Remember, this is the $3 billion EDA industry. We're in the same
boat as the smokestack industries. Earnings still rule.
Harvey said you need to cross that $40 million threshold to really be
happy. That's when you can get your own plane.
- an anon engineer at a non physical design EDA start-up
"While listening to a demo at the Ultima booth for Clockwise, the person
demonstrating was asked if they supported working with the Magma tools.
He responded that they would be glad to, if Magma could show them any
customers using the Magma tools.

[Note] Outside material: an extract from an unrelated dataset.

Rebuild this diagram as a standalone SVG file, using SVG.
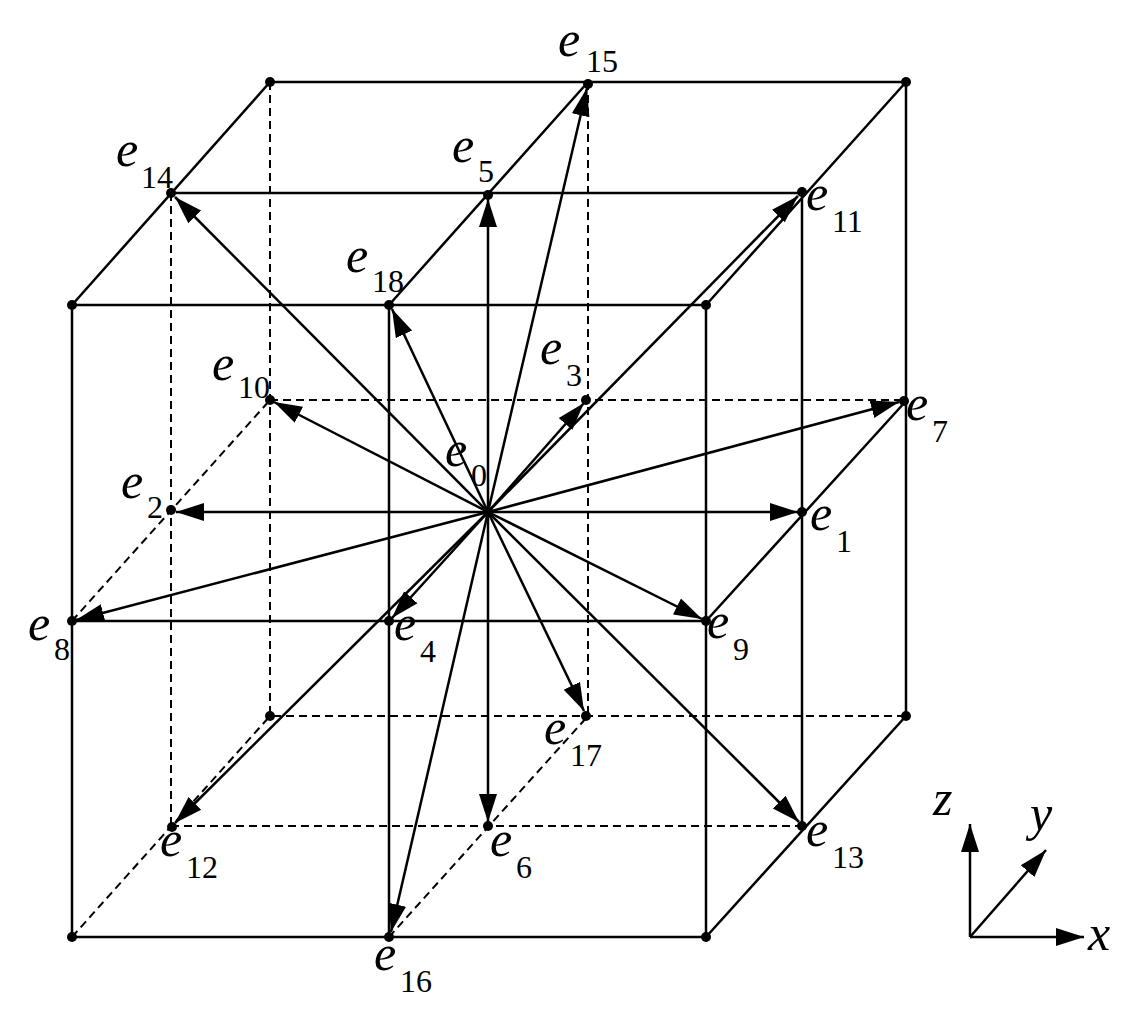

Magma couldn't."
- an anon engineer
"The question is:
Do you go with conventional tools (Cadence Ambit, Synopsys DC)?
Or do you jump on the new train (Monterey, Magma)?
Or a combination of both (Cadence PKS, Synopsys PhysOpt + Avanti)?
And here definitely Magma has the best single path technology - but it
is a small company and has still some bugs (we evaluated it - more area,
better timing, bugs) and Synopsys is a big company with lot's of
Marketing (and as soon as they are not dependent on Avanti anymore which
is their biggest hurdle) they might be the winning ones as they have
compatibility with old DC scripts, good support, etc."
- an anon engineer
"In the panel on "Emerging Companies," Thursday in the last slot, one of
the panel said something to this effect: "We should refer to these
companies' [Synopsys, Cadence, Avanti, Mentor] stocks collectively as
the SCAM index for the EDA industry." The problem is, I don't remember
exactly who said it. I think it was Rajeev Madhavan (Magma CEO). An
EE Times article said it was Joe Costello, but I'm positive it wasn't.
He referred to it and said he liked it, but he didn't coin it."